§ Problem to solve: Copy out the listing that follows exactly, dropping every picture.

..............................

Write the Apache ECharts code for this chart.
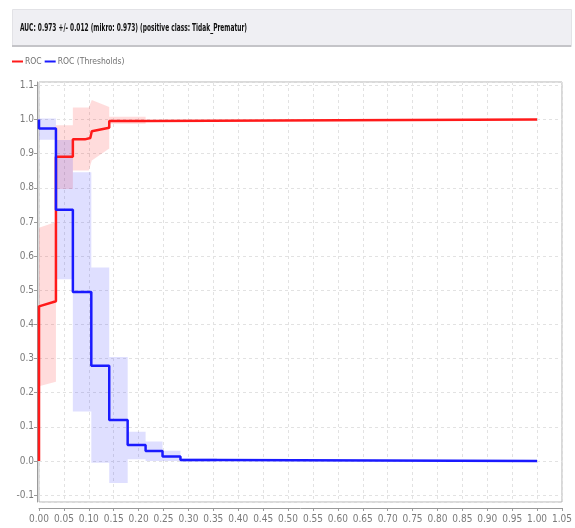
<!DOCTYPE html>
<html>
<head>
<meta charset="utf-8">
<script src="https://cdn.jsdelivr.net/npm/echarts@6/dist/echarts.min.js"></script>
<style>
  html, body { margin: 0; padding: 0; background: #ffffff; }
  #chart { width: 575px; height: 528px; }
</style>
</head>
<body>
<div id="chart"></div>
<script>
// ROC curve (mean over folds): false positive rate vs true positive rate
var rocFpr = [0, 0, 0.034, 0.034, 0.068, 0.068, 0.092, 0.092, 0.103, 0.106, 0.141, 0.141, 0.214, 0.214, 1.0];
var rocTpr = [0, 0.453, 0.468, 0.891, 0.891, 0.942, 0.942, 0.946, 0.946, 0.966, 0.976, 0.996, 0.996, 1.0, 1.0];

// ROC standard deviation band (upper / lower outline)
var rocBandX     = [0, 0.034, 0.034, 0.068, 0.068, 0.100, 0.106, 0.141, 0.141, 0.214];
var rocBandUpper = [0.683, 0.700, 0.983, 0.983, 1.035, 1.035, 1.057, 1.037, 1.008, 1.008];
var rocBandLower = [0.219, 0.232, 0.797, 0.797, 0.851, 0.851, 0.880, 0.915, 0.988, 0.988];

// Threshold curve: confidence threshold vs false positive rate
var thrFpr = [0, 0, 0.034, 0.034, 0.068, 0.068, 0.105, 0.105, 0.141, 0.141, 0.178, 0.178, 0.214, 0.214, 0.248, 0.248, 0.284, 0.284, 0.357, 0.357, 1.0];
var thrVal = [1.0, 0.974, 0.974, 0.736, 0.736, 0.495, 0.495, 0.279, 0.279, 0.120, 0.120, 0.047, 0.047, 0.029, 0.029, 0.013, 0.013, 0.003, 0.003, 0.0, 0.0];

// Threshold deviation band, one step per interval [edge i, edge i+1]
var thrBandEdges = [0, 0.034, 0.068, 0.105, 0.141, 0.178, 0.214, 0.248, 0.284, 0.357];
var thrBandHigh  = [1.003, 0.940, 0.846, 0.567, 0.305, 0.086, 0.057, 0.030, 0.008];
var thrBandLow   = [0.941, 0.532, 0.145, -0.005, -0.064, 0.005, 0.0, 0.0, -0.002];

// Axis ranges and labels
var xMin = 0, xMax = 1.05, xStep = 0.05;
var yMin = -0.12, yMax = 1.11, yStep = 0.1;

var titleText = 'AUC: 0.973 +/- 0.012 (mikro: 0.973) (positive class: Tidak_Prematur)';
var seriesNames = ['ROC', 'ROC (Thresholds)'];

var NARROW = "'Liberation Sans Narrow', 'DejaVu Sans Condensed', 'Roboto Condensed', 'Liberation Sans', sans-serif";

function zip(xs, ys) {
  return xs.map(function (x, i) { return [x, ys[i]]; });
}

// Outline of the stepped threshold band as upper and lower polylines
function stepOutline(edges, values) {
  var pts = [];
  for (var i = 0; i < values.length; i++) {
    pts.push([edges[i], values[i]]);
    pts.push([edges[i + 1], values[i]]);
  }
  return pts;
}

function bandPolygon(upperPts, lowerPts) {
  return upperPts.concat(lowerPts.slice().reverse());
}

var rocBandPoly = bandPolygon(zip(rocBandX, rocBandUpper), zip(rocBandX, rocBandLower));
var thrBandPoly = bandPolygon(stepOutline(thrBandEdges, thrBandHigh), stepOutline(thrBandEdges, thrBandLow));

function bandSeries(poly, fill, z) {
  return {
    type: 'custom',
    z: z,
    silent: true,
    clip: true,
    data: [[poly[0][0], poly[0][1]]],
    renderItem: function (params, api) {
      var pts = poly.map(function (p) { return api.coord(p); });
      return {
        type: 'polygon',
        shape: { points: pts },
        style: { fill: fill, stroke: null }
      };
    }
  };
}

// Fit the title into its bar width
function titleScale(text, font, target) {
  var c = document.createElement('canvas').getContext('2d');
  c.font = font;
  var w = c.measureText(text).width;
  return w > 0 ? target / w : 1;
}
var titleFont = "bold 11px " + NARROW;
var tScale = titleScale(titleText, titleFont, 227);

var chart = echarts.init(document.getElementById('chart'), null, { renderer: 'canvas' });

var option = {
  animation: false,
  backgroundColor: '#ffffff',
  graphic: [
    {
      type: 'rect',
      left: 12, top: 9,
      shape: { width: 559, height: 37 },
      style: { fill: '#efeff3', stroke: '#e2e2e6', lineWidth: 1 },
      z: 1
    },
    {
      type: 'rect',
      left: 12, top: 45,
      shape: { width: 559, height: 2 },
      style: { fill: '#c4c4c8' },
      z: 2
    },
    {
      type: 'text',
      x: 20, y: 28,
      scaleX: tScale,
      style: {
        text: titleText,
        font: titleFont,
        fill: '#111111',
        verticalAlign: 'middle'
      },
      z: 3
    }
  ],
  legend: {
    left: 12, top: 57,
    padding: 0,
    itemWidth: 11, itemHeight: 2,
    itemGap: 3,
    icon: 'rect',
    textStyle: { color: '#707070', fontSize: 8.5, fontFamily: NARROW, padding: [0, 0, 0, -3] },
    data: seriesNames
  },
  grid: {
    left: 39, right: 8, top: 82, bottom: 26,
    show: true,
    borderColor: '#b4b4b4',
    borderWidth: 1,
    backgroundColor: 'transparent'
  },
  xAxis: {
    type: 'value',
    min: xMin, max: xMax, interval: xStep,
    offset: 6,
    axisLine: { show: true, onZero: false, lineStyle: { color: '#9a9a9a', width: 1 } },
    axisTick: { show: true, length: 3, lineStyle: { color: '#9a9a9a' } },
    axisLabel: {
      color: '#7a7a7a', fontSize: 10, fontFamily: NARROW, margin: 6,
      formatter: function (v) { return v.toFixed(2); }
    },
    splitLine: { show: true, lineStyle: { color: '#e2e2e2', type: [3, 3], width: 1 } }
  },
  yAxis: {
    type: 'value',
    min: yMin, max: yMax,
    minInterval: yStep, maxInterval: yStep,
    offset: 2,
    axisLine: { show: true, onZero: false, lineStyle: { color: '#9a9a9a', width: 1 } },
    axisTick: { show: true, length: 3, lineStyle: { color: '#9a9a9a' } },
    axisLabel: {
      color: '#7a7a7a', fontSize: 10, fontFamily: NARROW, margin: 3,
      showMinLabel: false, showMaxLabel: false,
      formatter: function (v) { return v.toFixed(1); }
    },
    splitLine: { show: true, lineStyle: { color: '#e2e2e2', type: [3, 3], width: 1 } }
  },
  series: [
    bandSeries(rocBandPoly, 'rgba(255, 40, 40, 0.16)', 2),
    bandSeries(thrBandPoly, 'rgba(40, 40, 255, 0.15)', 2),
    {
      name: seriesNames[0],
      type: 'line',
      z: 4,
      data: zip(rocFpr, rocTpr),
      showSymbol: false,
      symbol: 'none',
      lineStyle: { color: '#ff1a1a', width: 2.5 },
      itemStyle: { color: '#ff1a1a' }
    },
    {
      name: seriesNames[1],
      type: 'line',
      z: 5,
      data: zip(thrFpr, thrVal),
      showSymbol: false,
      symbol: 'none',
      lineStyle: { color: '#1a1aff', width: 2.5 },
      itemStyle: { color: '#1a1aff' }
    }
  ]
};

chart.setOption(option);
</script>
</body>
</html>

..............................

§ Result for this task:
Write the Apache ECharts code for this chart.
<!DOCTYPE html>
<html>
<head>
<meta charset="utf-8">
<script src="https://cdn.jsdelivr.net/npm/echarts@6/dist/echarts.min.js"></script>
<style>
  html, body { margin: 0; padding: 0; background: #ffffff; }
  #chart { width: 575px; height: 528px; }
</style>
</head>
<body>
<div id="chart"></div>
<script>
// ROC curve (mean over folds): false positive rate vs true positive rate
var rocFpr = [0, 0, 0.034, 0.034, 0.068, 0.068, 0.092, 0.092, 0.103, 0.106, 0.141, 0.141, 0.214, 0.214, 1.0];
var rocTpr = [0, 0.453, 0.468, 0.891, 0.891, 0.942, 0.942, 0.946, 0.946, 0.966, 0.976, 0.996, 0.996, 1.0, 1.0];

// ROC standard deviation band (upper / lower outline)
var rocBandX     = [0, 0.034, 0.034, 0.068, 0.068, 0.100, 0.106, 0.141, 0.141, 0.214];
var rocBandUpper = [0.683, 0.700, 0.983, 0.983, 1.035, 1.035, 1.057, 1.037, 1.008, 1.008];
var rocBandLower = [0.219, 0.232, 0.797, 0.797, 0.851, 0.851, 0.880, 0.915, 0.988, 0.988];

// Threshold curve: confidence threshold vs false positive rate
var thrFpr = [0, 0, 0.034, 0.034, 0.068, 0.068, 0.105, 0.105, 0.141, 0.141, 0.178, 0.178, 0.214, 0.214, 0.248, 0.248, 0.284, 0.284, 0.357, 0.357, 1.0];
var thrVal = [1.0, 0.974, 0.974, 0.736, 0.736, 0.495, 0.495, 0.279, 0.279, 0.120, 0.120, 0.047, 0.047, 0.029, 0.029, 0.013, 0.013, 0.003, 0.003, 0.0, 0.0];

// Threshold deviation band, one step per interval [edge i, edge i+1]
var thrBandEdges = [0, 0.034, 0.068, 0.105, 0.141, 0.178, 0.214, 0.248, 0.284, 0.357];
var thrBandHigh  = [1.003, 0.940, 0.846, 0.567, 0.305, 0.086, 0.057, 0.030, 0.008];
var thrBandLow   = [0.941, 0.532, 0.145, -0.005, -0.064, 0.005, 0.0, 0.0, -0.002];

// Axis ranges and labels
var xMin = 0, xMax = 1.05, xStep = 0.05;
var yMin = -0.12, yMax = 1.11, yStep = 0.1;

var titleText = 'AUC: 0.973 +/- 0.012 (mikro: 0.973) (positive class: Tidak_Prematur)';
var seriesNames = ['ROC', 'ROC (Thresholds)'];

var NARROW = "'Liberation Sans Narrow', 'DejaVu Sans Condensed', 'Roboto Condensed', 'Liberation Sans', sans-serif";

function zip(xs, ys) {
  return xs.map(function (x, i) { return [x, ys[i]]; });
}

// Outline of the stepped threshold band as upper and lower polylines
function stepOutline(edges, values) {
  var pts = [];
  for (var i = 0; i < values.length; i++) {
    pts.push([edges[i], values[i]]);
    pts.push([edges[i + 1], values[i]]);
  }
  return pts;
}

function bandPolygon(upperPts, lowerPts) {
  return upperPts.concat(lowerPts.slice().reverse());
}

var rocBandPoly = bandPolygon(zip(rocBandX, rocBandUpper), zip(rocBandX, rocBandLower));
var thrBandPoly = bandPolygon(stepOutline(thrBandEdges, thrBandHigh), stepOutline(thrBandEdges, thrBandLow));

function bandSeries(poly, fill, z) {
  return {
    type: 'custom',
    z: z,
    silent: true,
    clip: true,
    data: [[poly[0][0], poly[0][1]]],
    renderItem: function (params, api) {
      var pts = poly.map(function (p) { return api.coord(p); });
      return {
        type: 'polygon',
        shape: { points: pts },
        style: { fill: fill, stroke: null }
      };
    }
  };
}

// Fit the title into its bar width
function titleScale(text, font, target) {
  var c = document.createElement('canvas').getContext('2d');
  c.font = font;
  var w = c.measureText(text).width;
  return w > 0 ? target / w : 1;
}
var titleFont = "bold 11px " + NARROW;
var tScale = titleScale(titleText, titleFont, 227);

var chart = echarts.init(document.getElementById('chart'), null, { renderer: 'canvas' });

var option = {
  animation: false,
  backgroundColor: '#ffffff',
  graphic: [
    {
      type: 'rect',
      left: 12, top: 9,
      shape: { width: 559, height: 37 },
      style: { fill: '#efeff3', stroke: '#e2e2e6', lineWidth: 1 },
      z: 1
    },
    {
      type: 'rect',
      left: 12, top: 45,
      shape: { width: 559, height: 2 },
      style: { fill: '#c4c4c8' },
      z: 2
    },
    {
      type: 'text',
      x: 20, y: 28,
      scaleX: tScale,
      style: {
        text: titleText,
        font: titleFont,
        fill: '#111111',
        verticalAlign: 'middle'
      },
      z: 3
    }
  ],
  legend: {
    left: 12, top: 57,
    padding: 0,
    itemWidth: 11, itemHeight: 2,
    itemGap: 3,
    icon: 'rect',
    textStyle: { color: '#707070', fontSize: 8.5, fontFamily: NARROW, padding: [0, 0, 0, -3] },
    data: seriesNames
  },
  grid: {
    left: 39, right: 8, top: 82, bottom: 26,
    show: true,
    borderColor: '#b4b4b4',
    borderWidth: 1,
    backgroundColor: 'transparent'
  },
  xAxis: {
    type: 'value',
    min: xMin, max: xMax, interval: xStep,
    offset: 6,
    axisLine: { show: true, onZero: false, lineStyle: { color: '#9a9a9a', width: 1 } },
    axisTick: { show: true, length: 3, lineStyle: { color: '#9a9a9a' } },
    axisLabel: {
      color: '#7a7a7a', fontSize: 10, fontFamily: NARROW, margin: 6,
      formatter: function (v) { return v.toFixed(2); }
    },
    splitLine: { show: true, lineStyle: { color: '#e2e2e2', type: [3, 3], width: 1 } }
  },
  yAxis: {
    type: 'value',
    min: yMin, max: yMax,
    minInterval: yStep, maxInterval: yStep,
    offset: 2,
    axisLine: { show: true, onZero: false, lineStyle: { color: '#9a9a9a', width: 1 } },
    axisTick: { show: true, length: 3, lineStyle: { color: '#9a9a9a' } },
    axisLabel: {
      color: '#7a7a7a', fontSize: 10, fontFamily: NARROW, margin: 3,
      showMinLabel: false, showMaxLabel: false,
      formatter: function (v) { return v.toFixed(1); }
    },
    splitLine: { show: true, lineStyle: { color: '#e2e2e2', type: [3, 3], width: 1 } }
  },
  series: [
    bandSeries(rocBandPoly, 'rgba(255, 40, 40, 0.16)', 2),
    bandSeries(thrBandPoly, 'rgba(40, 40, 255, 0.15)', 2),
    {
      name: seriesNames[0],
      type: 'line',
      z: 4,
      data: zip(rocFpr, rocTpr),
      showSymbol: false,
      symbol: 'none',
      lineStyle: { color: '#ff1a1a', width: 2.5 },
      itemStyle: { color: '#ff1a1a' }
    },
    {
      name: seriesNames[1],
      type: 'line',
      z: 5,
      data: zip(thrFpr, thrVal),
      showSymbol: false,
      symbol: 'none',
      lineStyle: { color: '#1a1aff', width: 2.5 },
      itemStyle: { color: '#1a1aff' }
    }
  ]
};

chart.setOption(option);
</script>
</body>
</html>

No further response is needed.